Britain doesn't have a second city, according to a BBC documentary that’s captured the attention of Birmingham’s political class.

Neither Birmingham nor Manchester deserve the epithet, according to BBC journalist Evan Davis, whose two-part series Mind the Gap looked at the relationship between London and the rest of the country.

The key issue for him is size. London’s success is a result of packing so many people into the same place, according to Mr Davis. This is a phenomena known to economists as agglomeration.

And the trouble with Birmingham, or Greater Manchester, is that they’re just too small to follow London’s example.

The capital has a population of just under 10 million, while Greater Manchester has 2.5 million and the West Midlands metropolitan boroughs have 2.4 million between them.

His answer is to create a new city in the north with a combined population of roughly half London’s – taking in Manchester, Leeds and Liverpool, as well as their surrounding areas.

This doesn’t have to mean a continuous built-up area, concreting over the entire north of England. It could involve improving transport links between the major urban areas so that nipping between Leeds and Liverpool is as easy as journeying across London.

It might be tempting to see the documentary as the latest contribution to the debate about whether Manchester or Birmingham is the “second city”, but that wasn’t really the topic Mr Davis was addressing.

And I’m not sure whether his proposal for a mega city in the north was entirely serious, or whether it was meant more as an illustration of what would have to happen if the UK really did hope to create a new city in the same league as London.

The real point is this: London is something different to the other cities of the UK. Some people argue that it’s not a city at all, although I’m not sure what we could call it instead. But with 10 million people, and a global profile and influence matched only by New York, London is a different beast to Birmingham, Manchester or Leeds.

There’s no point trying to compete with it. The goal for the West Midlands has to be find a way of ensuring London can be used as a national asset to benefit the entire country – not to become a smaller version of the capital.

Once upon a time, this might have been regarded as heretical thoughts. But increasingly, Birmingham’s MPs, council leaders and business figures have taken the view that trying to fight London is pointless.

And a second heretical thought follows logically from this – that the whole idea of a “second city” is meaningless.

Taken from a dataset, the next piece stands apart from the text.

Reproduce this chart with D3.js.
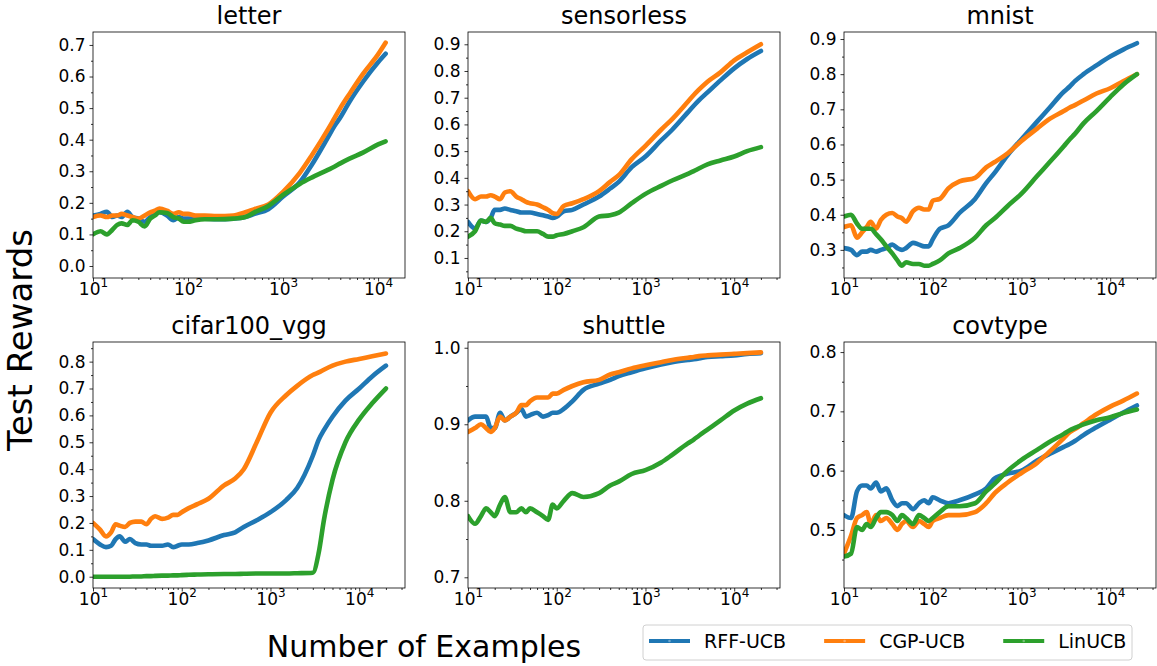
<!DOCTYPE html>
<html><head>
<meta charset="utf-8">
<title>Test Rewards vs Number of Examples</title>
<style>
body { margin: 0; background: #fff; }
svg { display: block; font-family: "DejaVu Sans", sans-serif; }
.axis text { fill: #000; }
.axis line { stroke: #000; stroke-width: 0.8px; }
.frame { fill: none; stroke: #000; stroke-width: 0.8px; }
.series { fill: none; stroke-width: 4.6px; stroke-linejoin: round; stroke-linecap: round; }
</style>
<script src="https://cdnjs.cloudflare.com/ajax/libs/d3/7.8.5/d3.min.js"></script>
</head>
<body>
<div id="chart"></div>
<script>
// ---- data ----
const methods = ["RFF-UCB", "CGP-UCB", "LinUCB"];
const colors = ["#1f77b4", "#ff7f0e", "#2ca02c"];

const xFull = [10, 12, 14, 16, 18, 20, 23, 26, 30, 35, 40, 45, 50, 60, 70, 80, 90, 100, 120, 150, 200,
  300, 400, 500, 700, 1000, 1500, 2000, 3000, 3500, 4000, 5000, 7000, 10000, 14000, 20000];
const xLetter = [10, 12, 14, 16, 18, 20, 23, 26, 30, 35, 40, 45, 50, 60, 70, 80, 90, 100, 120, 150, 200,
  300, 400, 500, 700, 1000, 1500, 2000, 3000, 3500, 4000, 5000, 7000, 10000, 12000];

const letterRFF = [.16, .165, .172, .155, .16, .155, .172, .155, .15, .14, .155, .165, .17, .16, .145, .155, .15, .15, .15, .15, .148,
  .15, .155, .165, .18, .22, .265, .32, .41, .445, .47, .52, .585, .645, .672];
const letterCGP = [.155, .16, .155, .16, .16, .165, .16, .155, .15, .16, .17, .175, .182, .175, .165, .17, .165, .165, .16, .16, .158,
  .16, .17, .18, .195, .235, .295, .35, .435, .47, .5, .545, .61, .67, .707];
const letterLin = [.10, .11, .10, .115, .13, .135, .13, .145, .14, .125, .15, .16, .17, .168, .155, .15, .14, .14, .145, .148, .148,
  .15, .155, .17, .19, .225, .26, .28, .305, .315, .325, .34, .36, .385, .395];

const sensorlessRFF = [.235, .21, .24, .235, .25, .28, .28, .285, .28, .275, .27, .27, .27, .265, .26, .255, .25, .255, .275, .28, .30,
  .33, .36, .385, .44, .48, .54, .58, .645, .67, .69, .72, .765, .81, .845, .875];
const sensorlessCGP = [.35, .32, .33, .33, .335, .33, .32, .345, .35, .33, .32, .31, .305, .30, .29, .28, .268, .265, .295, .305, .32,
  .35, .385, .41, .47, .52, .58, .62, .685, .71, .73, .76, .795, .84, .87, .90];
const sensorlessLin = [.18, .20, .24, .235, .25, .23, .225, .22, .22, .21, .205, .20, .20, .20, .19, .18, .18, .185, .19, .20, .215,
  .255, .26, .27, .305, .34, .37, .39, .415, .425, .435, .45, .465, .48, .50, .515];

const mnistRFF = [.305, .30, .285, .295, .295, .30, .295, .30, .305, .315, .305, .30, .305, .32, .315, .31, .31, .33, .36, .37, .405,
  .445, .49, .52, .57, .615, .665, .70, .75, .765, .78, .80, .825, .85, .87, .888];
const mnistCGP = [.365, .37, .335, .35, .365, .38, .36, .385, .40, .405, .395, .39, .38, .41, .42, .415, .415, .44, .445, .475, .495,
  .505, .535, .55, .575, .61, .645, .67, .695, .705, .712, .725, .745, .76, .78, .80];
const mnistLin = [.395, .40, .375, .36, .36, .36, .345, .33, .31, .29, .27, .255, .265, .26, .26, .255, .255, .26, .27, .29, .305,
  .335, .37, .39, .425, .46, .51, .545, .595, .615, .63, .66, .695, .735, .77, .80];

const cifarRFF = [.14, .12, .11, .115, .14, .15, .13, .14, .125, .12, .12, .115, .115, .115, .12, .11, .115, .12, .12, .125, .135,
  .155, .165, .185, .21, .24, .285, .33, .45, .51, .545, .595, .655, .70, .745, .785];
const cifarCGP = [.20, .175, .15, .165, .195, .19, .185, .20, .205, .205, .195, .215, .225, .215, .22, .23, .23, .24, .255, .27, .29,
  .34, .365, .40, .50, .61, .675, .71, .75, .76, .77, .785, .80, .81, .82, .83];
const cifarLin = [0, 0, 0, 0, 0, 0, 0, 0, .001, .001, .002, .002, .003, .004, .004, .005, .005, .006, .007, .008, .009,
  .01, .01, .011, .012, .012, .012, .013, .015, .09, .21, .36, .50, .585, .645, .70];

const shuttleRFF = [.905, .91, .91, .91, .895, .895, .915, .905, .91, .915, .92, .91, .912, .915, .91, .912, .915, .915, .92, .93, .945,
  .953, .958, .963, .968, .973, .978, .981, .984, .985, .986, .988, .989, .99, .992, .993];
const shuttleCGP = [.89, .895, .90, .895, .89, .895, .91, .905, .91, .915, .925, .925, .93, .935, .935, .935, .94, .94, .945, .95, .955,
  .958, .965, .968, .973, .977, .981, .984, .987, .988, .989, .99, .991, .992, .993, .994];
const shuttleLin = [.78, .77, .78, .79, .785, .78, .795, .805, .785, .785, .79, .785, .79, .785, .78, .775, .795, .79, .80, .81, .805,
  .81, .82, .825, .835, .84, .85, .86, .875, .88, .885, .893, .905, .918, .927, .934];

const covtypeRFF = [.525, .52, .565, .575, .575, .57, .58, .565, .57, .55, .54, .545, .545, .535, .545, .55, .545, .555, .55, .545, .55,
  .56, .57, .587, .595, .60, .617, .627, .64, .645, .65, .66, .673, .686, .698, .71];
const covtypeCGP = [.46, .49, .52, .525, .53, .51, .525, .515, .52, .51, .50, .51, .515, .505, .515, .51, .505, .515, .52, .525, .525,
  .53, .545, .562, .58, .596, .613, .63, .655, .665, .67, .68, .695, .708, .718, .73];
const covtypeLin = [.455, .46, .505, .50, .51, .505, .52, .53, .53, .525, .515, .525, .52, .51, .525, .52, .515, .52, .53, .54, .54,
  .545, .565, .578, .60, .618, .635, .647, .662, .668, .672, .678, .685, .69, .697, .703];

const titles = ["letter", "sensorless", "mnist", "cifar100_vgg", "shuttle", "covtype"];
const yDomains = [[-0.038, 0.741], [0.025, 0.946], [0.22, 0.92], [-0.042, 0.873], [0.686, 1.0075], [0.402, 0.817]];
const yTicks = [
  [0, .1, .2, .3, .4, .5, .6, .7],
  [.1, .2, .3, .4, .5, .6, .7, .8, .9],
  [.3, .4, .5, .6, .7, .8, .9],
  [0, .1, .2, .3, .4, .5, .6, .7, .8],
  [.7, .8, .9, 1.0],
  [.5, .6, .7, .8]
];
const xTicks = [10, 100, 1000, 10000];

const panels = [
  { x: xLetter, ys: [letterRFF, letterCGP, letterLin] },
  { x: xFull, ys: [sensorlessRFF, sensorlessCGP, sensorlessLin] },
  { x: xFull, ys: [mnistRFF, mnistCGP, mnistLin] },
  { x: xFull, ys: [cifarRFF, cifarCGP, cifarLin] },
  { x: xFull, ys: [shuttleRFF, shuttleCGP, shuttleLin] },
  { x: xFull, ys: [covtypeRFF, covtypeCGP, covtypeLin] }
];

// ---- layout ----
const W = 1157, H = 666;
const lefts = [93, 468, 844], tops = [32, 342];
const pw = 312, ph = 246;

const svg = d3.select("#chart").append("svg")
  .attr("width", W).attr("height", H);
svg.append("rect").attr("width", W).attr("height", H).attr("fill", "#fff");

panels.forEach((p, i) => {
  const left = lefts[i % 3], top = tops[Math.floor(i / 3)];
  const n = p.x[p.x.length - 1];
  // matplotlib-like 5% margin in log space on the right
  const xmax = Math.pow(10, Math.log10(n) * 1.05);
  const x = d3.scaleLog().domain([10, xmax]).range([0, pw]);
  const y = d3.scaleLinear().domain(yDomains[i]).range([ph, 0]);

  const g = svg.append("g").attr("transform", `translate(${left},${top})`);

  g.append("clipPath").attr("id", "clip" + i)
    .append("rect").attr("width", pw).attr("height", ph);

  // minor ticks
  const yt = yTicks[i];
  const step = yt[1] - yt[0];
  const yMinor = [];
  for (let v = yt[0] - step / 2; v <= yDomains[i][1]; v += step / 2) {
    if (v >= yDomains[i][0] && !yt.some(t => Math.abs(t - v) < 1e-6)) yMinor.push(v);
  }
  const xMinor = [];
  for (let e = 1; e <= 4; e++) for (let k = 2; k <= 9; k++) {
    const v = k * Math.pow(10, e);
    if (v <= xmax) xMinor.push(v);
  }

  g.append("g").attr("class", "axis")
    .call(d3.axisLeft(y).tickValues(yMinor).tickSize(2).tickSizeOuter(0).tickFormat(""))
    .call(a => a.select(".domain").remove());
  g.append("g").attr("class", "axis").attr("transform", `translate(0,${ph})`)
    .call(d3.axisBottom(x).tickValues(xMinor).tickSize(2).tickSizeOuter(0).tickFormat(""))
    .call(a => a.select(".domain").remove());

  // major y axis
  g.append("g").attr("class", "axis")
    .call(d3.axisLeft(y).tickValues(yt).tickSize(3.5).tickSizeOuter(0).tickPadding(4)
      .tickFormat(d3.format(".1f")))
    .call(a => a.select(".domain").remove())
    .call(a => a.selectAll("text").attr("font-size", 17).attr("font-family", "DejaVu Sans"));

  // major x axis with 10^k labels
  g.append("g").attr("class", "axis").attr("transform", `translate(0,${ph})`)
    .call(d3.axisBottom(x).tickValues(xTicks).tickSize(3.5).tickSizeOuter(0).tickFormat(""))
    .call(a => a.select(".domain").remove())
    .call(a => a.selectAll(".tick text").each(function (d) {
      const t = d3.select(this).attr("y", 17).attr("dy", null)
        .attr("font-size", 17).attr("font-family", "DejaVu Sans");
      t.append("tspan").text("10");
      t.append("tspan").attr("font-size", 12).attr("dy", -8).text(Math.round(Math.log10(d)));
    }));

  // series
  const line = d3.line().curve(d3.curveMonotoneX)
    .x((d, j) => x(p.x[j])).y(d => y(d));
  const lines = g.append("g").attr("clip-path", `url(#clip${i})`);
  p.ys.forEach((vals, k) => {
    lines.append("path").attr("class", "series")
      .attr("stroke", colors[k])
      .attr("d", line(vals));
  });

  g.append("rect").attr("class", "frame").attr("width", pw).attr("height", ph);

  g.append("text").attr("x", pw / 2).attr("y", -8)
    .attr("text-anchor", "middle").attr("font-size", 24).attr("fill", "#000")
    .text(titles[i]);
});

// axis labels
svg.append("text").attr("transform", "translate(32,340) rotate(-90)")
  .attr("text-anchor", "middle").attr("font-size", 34).attr("fill", "#000")
  .text("Test Rewards");
svg.append("text").attr("x", 424).attr("y", 657)
  .attr("text-anchor", "middle").attr("font-size", 30).attr("fill", "#000")
  .text("Number of Examples");

// legend
const fs = 19;
const legend = svg.append("g").attr("transform", "translate(643,625)");
legend.append("rect").attr("width", 489).attr("height", 35).attr("rx", 3)
  .attr("fill", "#fff").attr("stroke", "#d0d0d0").attr("stroke-width", 1);
let cx = 6;
methods.forEach((m, k) => {
  const it = legend.append("g");
  it.append("line").attr("x1", cx).attr("x2", cx + 41).attr("y1", 16).attr("y2", 16)
    .attr("stroke", colors[k]).attr("stroke-width", 4);
  it.append("circle").attr("cx", cx + 20.5).attr("cy", 16).attr("r", 1.3)
    .attr("fill", "#fff").attr("opacity", 0.35);
  const t = it.append("text").attr("x", cx + 41 + 14).attr("y", 22.5)
    .attr("font-size", fs).attr("fill", "#000").text(m);
  cx += 41 + 14 + t.node().getComputedTextLength() + 38;
});
</script>
</body>
</html>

If Manchester wants to define itself as being second behind London then they can knock themselves out.

What Birmingham needs to do is to define itself as a great place to do business, to collaborate with and to visit – across the UK and across the world.

Constantly inviting comparisons between yourself and London isn’t a particularly helpful way of doing that (but boasting that London’s attractions are less than an hour away on the train might help).

And our politicians are indeed doing their best to promote the city. Hence, Birmingham Council leader Sir Albert Bore has been leading a delegation to property show MIPIM (apparently it stands for le marché international des professionnels de l’immobilier) in Cannes, while his predecessor in the role, Mike Whitby, was on the plane to China on a regular basis.

But there’s one challenge our leaders are only beginning to face up to, and that’s the fact that it makes no sense to try to promote Birmingham in isolation from the rest of the West Midlands.

Here, I mean the metropolitan area known as the West Midlands – Birmingham, the Black Country, Solihull and Coventry – not the wider “West Midlands region” which includes Stoke on Trent and stretches west to the border with Wales.

It would be ridiculous for Sir Albert or someone like Andy Street, chair of the Greater Birmingham Local Enterprise Partnership, to avoid mentioning the Black Country if, for example, they are discussing the region’s skills base and expertise in engineering with a potential investor.

And it would be just as foolish for the Black Country to refuse to work with Birmingham.

What’s more, Ministers have made it clear they are far more willing to devolve powers to a combined “city region” authority than fragmented councils – and rightly so.

Consider, for example, business rates. Ministers might allow councils to cut rates in areas where they want to promote economic development, but the region will only benefit if councils use this power to attract investment from elsewhere rather than to compete with their immediate neighbour.

It’s debatable why West Midland councils have found it hard to co-operate in the past. But, miracle of miracles, they seem finally to have got the message that they need to work together.